╭─ INPUT FOR THIS TASK

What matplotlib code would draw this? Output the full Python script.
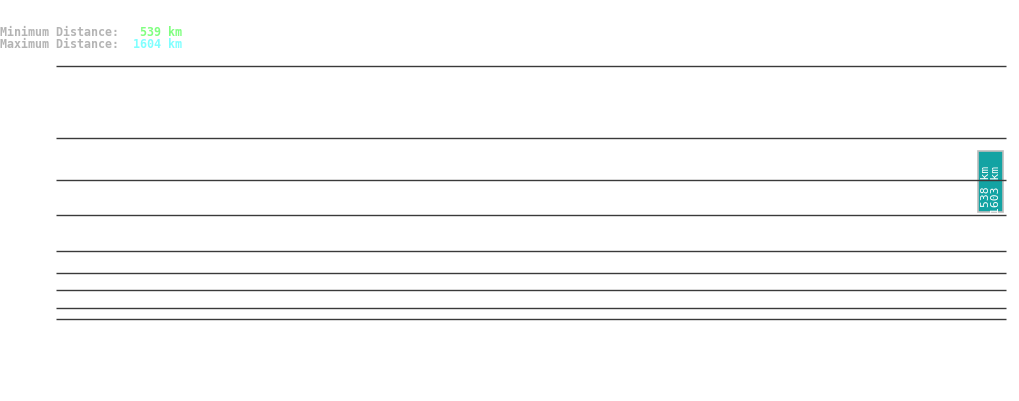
import matplotlib
matplotlib.use("Agg")
import matplotlib.pyplot as plt
from matplotlib.patches import Rectangle

# distance summary
min_distance = 539
max_distance = 1604

# horizontal guide rows (pixel rows in the canvas)
row_levels = [66, 138, 180, 215, 251, 273, 290, 308, 319]
row_x = (56, 1006)

# the single range bar: (x, top, bottom, min km, max km)
bar_x = 978
bar_width = 25
bar_top = 152
bar_bottom = 213
bar_min_km = 538
bar_max_km = 1603

W, H = 1019, 402
fig = plt.figure(figsize=(W / 100, H / 100), dpi=100)
ax = fig.add_axes([0, 0, 1, 1])
ax.set_xlim(0, W)
ax.set_ylim(H, 0)
ax.axis("off")

mono = ["DejaVu Sans Mono"]
label_col = "#b4b4b4"

for lvl in row_levels:
    ax.plot(row_x, [lvl + 0.5, lvl + 0.5], color="#3a3a3a", lw=1.0,
            solid_capstyle="butt")

ax.text(0, 32.5, "Minimum Distance:", family=mono, weight="bold", fontsize=8.4,
        color=label_col, va="center", ha="left")
ax.text(0, 44, "Maximum Distance:", family=mono, weight="bold", fontsize=8.4,
        color=label_col, va="center", ha="left")
ax.text(140, 32.5, f"{min_distance} km", family=mono, weight="bold", fontsize=8.4,
        color="#80ff80", va="center", ha="left")
ax.text(133, 44, f"{max_distance} km", family=mono, weight="bold", fontsize=8.4,
        color="#80ffff", va="center", ha="left")

ax.add_patch(Rectangle((bar_x, bar_top), bar_width, bar_bottom - bar_top,
                       facecolor="#13a3a3", edgecolor="#bdbdbd", lw=1.2))
ax.text(bar_x + bar_width / 2 + 0.5, bar_top + 14,
        f"{bar_min_km} km\n{bar_max_km} km", family=mono, fontsize=8.2,
        color="white", rotation=90, ha="center", va="top",
        multialignment="right", linespacing=0.95)

fig.savefig("out.png", dpi=100, facecolor="white")
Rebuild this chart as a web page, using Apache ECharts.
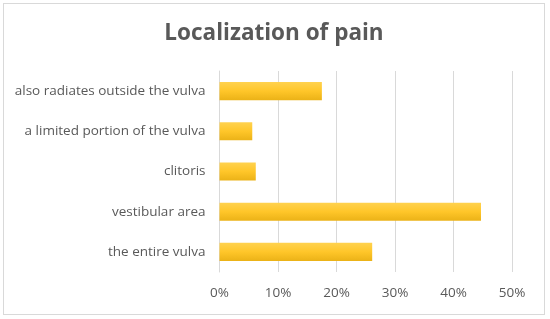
<!DOCTYPE html>
<html>
<head>
<meta charset="utf-8">
<script src="https://cdn.jsdelivr.net/npm/echarts@6/dist/echarts.min.js"></script>
<style>
  html, body { margin: 0; padding: 0; background: #fff; }
  #chart {
    position: absolute; left: 3px; top: 3px;
    width: 542px; height: 312px;
    border: 1px solid #d9d9d9; box-sizing: border-box;
  }
</style>
</head>
<body>
<div id="chart"></div>
<script>
// pain location, bottom to top as drawn
const categories = [
  'the entire vulva',
  'vestibular area',
  'clitoris',
  'a limited portion of the vulva',
  'also radiates outside the vulva'
];
const shares = [26.1, 44.7, 6.2, 5.6, 17.5];
const ticks = [0, 10, 20, 30, 40, 50];

const ele = document.getElementById('chart');
const chart = echarts.init(ele);

chart.setOption({
  animation: false,
  title: {
    text: 'Localization of pain',
    left: 'center',
    top: 13,
    textStyle: {
      fontFamily: 'Open Sans',
      fontSize: 22.5,
      fontWeight: 'bold',
      color: '#595959'
    }
  },
  grid: {
    left: 215.5,
    right: 32,
    top: 67,
    bottom: 42
  },
  xAxis: {
    type: 'value',
    min: ticks[0],
    max: ticks[ticks.length - 1],
    interval: 10,
    axisLine: { show: false },
    axisTick: { show: false },
    splitLine: { lineStyle: { color: '#d9d9d9', width: 1 } },
    axisLabel: {
      formatter: (v) => v + '%',
      margin: 14,
      fontFamily: 'Open Sans',
      fontSize: 13.5,
      color: '#595959'
    }
  },
  yAxis: {
    type: 'category',
    data: categories,
    axisLine: { lineStyle: { color: '#d9d9d9' } },
    axisTick: { show: false },
    axisLabel: {
      margin: 14,
      fontFamily: 'Open Sans',
      fontSize: 13.5,
      color: '#595959'
    }
  },
  series: [{
    type: 'bar',
    data: shares,
    barWidth: '45%',
    itemStyle: {
      color: new echarts.graphic.LinearGradient(0, 0, 0, 1, [
        { offset: 0, color: '#FFD24F' },
        { offset: 0.5, color: '#FFC629' },
        { offset: 1, color: '#EBB217' }
      ])
    }
  }]
});
</script>
</body>
</html>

╰─

● SET TASK
Do not include images; quote all of the entries above exactly.

● TASK RESPONSE
What matplotlib code would draw this? Output the full Python script.
import matplotlib
matplotlib.use("Agg")
import matplotlib.pyplot as plt
from matplotlib.patches import Rectangle

# distance summary
min_distance = 539
max_distance = 1604

# horizontal guide rows (pixel rows in the canvas)
row_levels = [66, 138, 180, 215, 251, 273, 290, 308, 319]
row_x = (56, 1006)

# the single range bar: (x, top, bottom, min km, max km)
bar_x = 978
bar_width = 25
bar_top = 152
bar_bottom = 213
bar_min_km = 538
bar_max_km = 1603

W, H = 1019, 402
fig = plt.figure(figsize=(W / 100, H / 100), dpi=100)
ax = fig.add_axes([0, 0, 1, 1])
ax.set_xlim(0, W)
ax.set_ylim(H, 0)
ax.axis("off")

mono = ["DejaVu Sans Mono"]
label_col = "#b4b4b4"

for lvl in row_levels:
    ax.plot(row_x, [lvl + 0.5, lvl + 0.5], color="#3a3a3a", lw=1.0,
            solid_capstyle="butt")

ax.text(0, 32.5, "Minimum Distance:", family=mono, weight="bold", fontsize=8.4,
        color=label_col, va="center", ha="left")
ax.text(0, 44, "Maximum Distance:", family=mono, weight="bold", fontsize=8.4,
        color=label_col, va="center", ha="left")
ax.text(140, 32.5, f"{min_distance} km", family=mono, weight="bold", fontsize=8.4,
        color="#80ff80", va="center", ha="left")
ax.text(133, 44, f"{max_distance} km", family=mono, weight="bold", fontsize=8.4,
        color="#80ffff", va="center", ha="left")

ax.add_patch(Rectangle((bar_x, bar_top), bar_width, bar_bottom - bar_top,
                       facecolor="#13a3a3", edgecolor="#bdbdbd", lw=1.2))
ax.text(bar_x + bar_width / 2 + 0.5, bar_top + 14,
        f"{bar_min_km} km\n{bar_max_km} km", family=mono, fontsize=8.2,
        color="white", rotation=90, ha="center", va="top",
        multialignment="right", linespacing=0.95)

fig.savefig("out.png", dpi=100, facecolor="white")
Rebuild this chart as a web page, using Apache ECharts.
<!DOCTYPE html>
<html>
<head>
<meta charset="utf-8">
<script src="https://cdn.jsdelivr.net/npm/echarts@6/dist/echarts.min.js"></script>
<style>
  html, body { margin: 0; padding: 0; background: #fff; }
  #chart {
    position: absolute; left: 3px; top: 3px;
    width: 542px; height: 312px;
    border: 1px solid #d9d9d9; box-sizing: border-box;
  }
</style>
</head>
<body>
<div id="chart"></div>
<script>
// pain location, bottom to top as drawn
const categories = [
  'the entire vulva',
  'vestibular area',
  'clitoris',
  'a limited portion of the vulva',
  'also radiates outside the vulva'
];
const shares = [26.1, 44.7, 6.2, 5.6, 17.5];
const ticks = [0, 10, 20, 30, 40, 50];

const ele = document.getElementById('chart');
const chart = echarts.init(ele);

chart.setOption({
  animation: false,
  title: {
    text: 'Localization of pain',
    left: 'center',
    top: 13,
    textStyle: {
      fontFamily: 'Open Sans',
      fontSize: 22.5,
      fontWeight: 'bold',
      color: '#595959'
    }
  },
  grid: {
    left: 215.5,
    right: 32,
    top: 67,
    bottom: 42
  },
  xAxis: {
    type: 'value',
    min: ticks[0],
    max: ticks[ticks.length - 1],
    interval: 10,
    axisLine: { show: false },
    axisTick: { show: false },
    splitLine: { lineStyle: { color: '#d9d9d9', width: 1 } },
    axisLabel: {
      formatter: (v) => v + '%',
      margin: 14,
      fontFamily: 'Open Sans',
      fontSize: 13.5,
      color: '#595959'
    }
  },
  yAxis: {
    type: 'category',
    data: categories,
    axisLine: { lineStyle: { color: '#d9d9d9' } },
    axisTick: { show: false },
    axisLabel: {
      margin: 14,
      fontFamily: 'Open Sans',
      fontSize: 13.5,
      color: '#595959'
    }
  },
  series: [{
    type: 'bar',
    data: shares,
    barWidth: '45%',
    itemStyle: {
      color: new echarts.graphic.LinearGradient(0, 0, 0, 1, [
        { offset: 0, color: '#FFD24F' },
        { offset: 0.5, color: '#FFC629' },
        { offset: 1, color: '#EBB217' }
      ])
    }
  }]
});
</script>
</body>
</html>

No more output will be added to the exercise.